I have just read that over a noetherian local ring $(A,\mathfrak{m})$, there is always a nontrivial map between two finitely generated modules such that their support is exatly $\mathfrak{m}$. The brief explanation I found is that any such a module always surjects onto $A/\mathfrak{m}$ and $A/\mathfrak{m}$ injects into $M$.
I am fine wiht the explanation and I see how I can surject $M$ onto $A/\mathfrak{m}$ (indeed $M/\mathfrak{m}M$ is an $A/\mathfrak{m}$ vector space, and I can choose one basis vector to project onto).
What I am missing is the injection $A/\mathfrak{m} \rightarrow M$. How could I prove it?
Following the hint I received as comment, we can give a complete answer. If a module is finitely generated over $(A,\mathfrak{m})$, then $M/\mathfrak{m}M$ is a finite dimensional vector space over $A/\mathfrak{m}$ (which is not zero by Nakayama's lemma), so we can surject it onto any one dimensional subspace, which is isomorphic to $A/\mathfrak{m}$.
Now, to define an injection $A/\mathfrak{m} \rightarrow M$ we recall that $Ass_A(M) \subset Supp_A(M)$. But $Supp_A(M)=\mathfrak{m}$ by hypothesis and since $M$ is noetherian $Ass_A(M)$ is not empty.

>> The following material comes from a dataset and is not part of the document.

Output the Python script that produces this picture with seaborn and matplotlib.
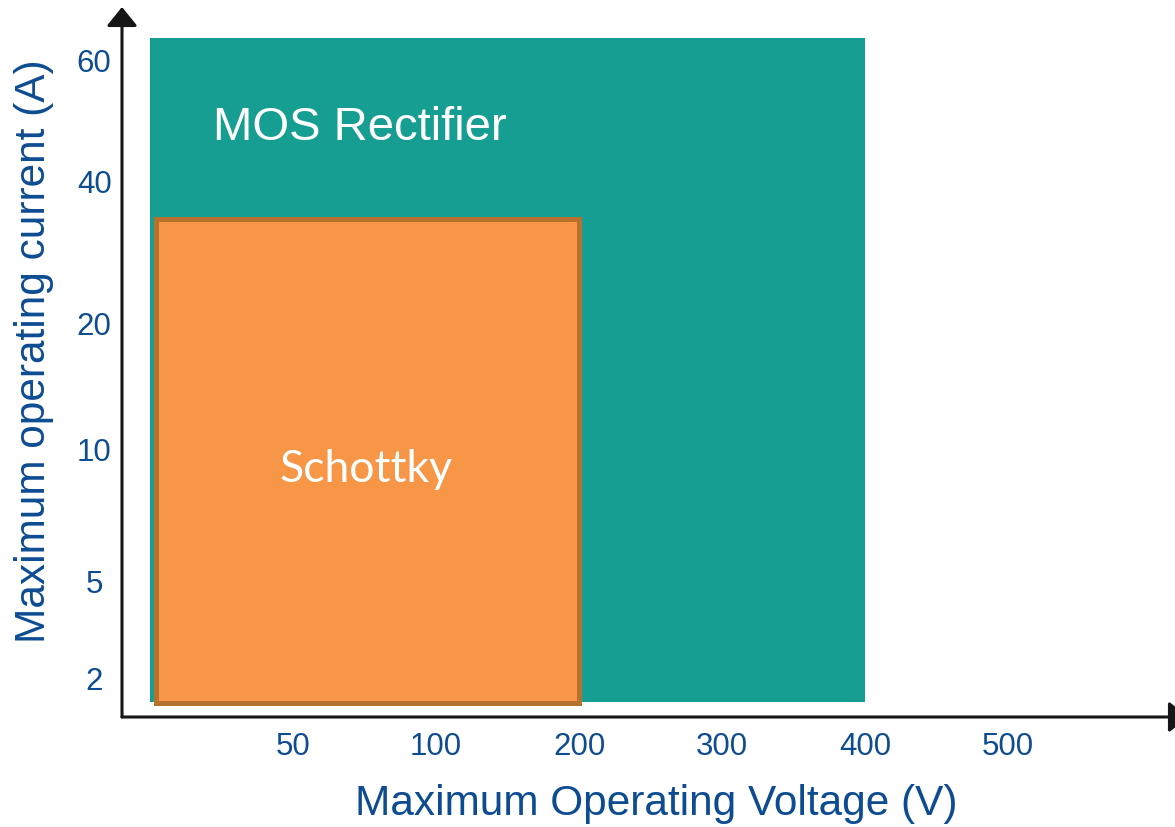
import numpy as np
import seaborn as sns
import matplotlib.pyplot as plt
from matplotlib.patches import Rectangle

# Tick values shown on each axis
volt_ticks = [50, 100, 200, 300, 400, 500]
curr_ticks = [2, 5, 10, 20, 40, 60]

# Operating regions (voltage in V, current in A)
regions = ["MOS Rectifier", "Schottky"]
v_low = [0, 2]
v_high = [400, 200]
i_low = [0.75, 0.7]
i_high = [63.5, 34.5]

# Schematic (non-linear) axis scales: value -> slot
x_knots_val = [-100, 0, 50, 100, 200, 300, 400, 500, 700]
x_knots_pos = [-2, 0, 1, 2, 3, 4, 5, 6, 8]
y_knots_val = [0, 2, 5, 10, 20, 40, 60, 80]
y_knots_pos = [0, 0.40, 1.37, 2.69, 3.95, 5.37, 6.58, 7.79]


def x_fwd(v):
    return np.interp(v, x_knots_val, x_knots_pos)


def x_inv(s):
    return np.interp(s, x_knots_pos, x_knots_val)


def y_fwd(v):
    return np.interp(v, y_knots_val, y_knots_pos)


def y_inv(s):
    return np.interp(s, y_knots_pos, y_knots_val)


sns.set_theme(style="white")
plt.rcParams["font.family"] = ["Liberation Sans", "DejaVu Sans"]

blue = "#0E4C92"
teal = "#179E93"
orange = "#F79646"
edge = "#B8702F"
axis_col = "#161616"

fig = plt.figure(figsize=(11.75, 8.28), dpi=100)
W, H = 1175, 828
ax = fig.add_axes([122 / W, (H - 718) / H, (1188 - 122) / W, (718 - 8) / H])

ax.set_xscale("function", functions=(x_fwd, x_inv))
ax.set_yscale("function", functions=(y_fwd, y_inv))
ax.set_xlim(-9.8, 625.9)
ax.set_ylim(0, 68.6)

# MOS rectifier region
ax.add_patch(Rectangle((v_low[0], i_low[0]), v_high[0] - v_low[0], i_high[0] - i_low[0],
                       facecolor=teal, edgecolor="none", zorder=1))
# Schottky region
ax.add_patch(Rectangle((v_low[1], i_low[1]), v_high[1] - v_low[1], i_high[1] - i_low[1],
                       facecolor=orange, edgecolor=edge, linewidth=3.6, zorder=2))

ax.text(22, 46.8, regions[0], color="white", fontsize=34, ha="left", va="baseline", zorder=3)
ax.text(75.5, 8.75, regions[1], color="white", fontsize=32, ha="center", va="baseline",
        family=["Lato", "DejaVu Sans"], zorder=3)

ax.set_xticks(volt_ticks)
ax.set_xticklabels([str(v) for v in volt_ticks])
ax.set_yticks(curr_ticks)
ax.set_yticklabels([str(v) for v in curr_ticks])
ax.minorticks_off()
ax.tick_params(axis="x", length=0, pad=10, labelsize=22.5, labelcolor=blue)
ax.tick_params(axis="y", length=0, pad=20, labelsize=22.5, labelcolor=blue)
for lab in ax.get_yticklabels():
    lab.set_horizontalalignment("center")

for s in ax.spines.values():
    s.set_visible(False)

# Arrowed axes
arrow = dict(arrowstyle="-|>,head_length=0.58,head_width=0.47", lw=2.2, color=axis_col,
             mutation_scale=20, shrinkA=0, shrinkB=0)
ax.annotate("", xy=(0, 1), xytext=(0, 0), xycoords="axes fraction", arrowprops=arrow,
            annotation_clip=False)
ax.annotate("", xy=(1, 0), xytext=(0, 0), xycoords="axes fraction", arrowprops=arrow,
            annotation_clip=False)

fig.text(656 / W, 1 - 815 / H, "Maximum Operating Voltage (V)", fontsize=30.5, color=blue,
         ha="center", va="baseline")
fig.text(34 / W, 1 - 351 / H, "Maximum operating current (A)", fontsize=30.5, color=blue,
         ha="center", va="center", rotation=90)

fig.savefig("out.png", dpi=100)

Hence $\mathfrak{m} \in Ass_A(M)$, which means that there is a submodule of $M$ isomorphic to $A/\mathfrak{m}$. This gives the injection we were looking for.
Now, if we fix two modules $M$ and $N$ with such properties, we first surject $M$ onto $A/\mathfrak{m}$ with the first map and then we inject $A/\mathfrak{m}$ into $N$ with the second one.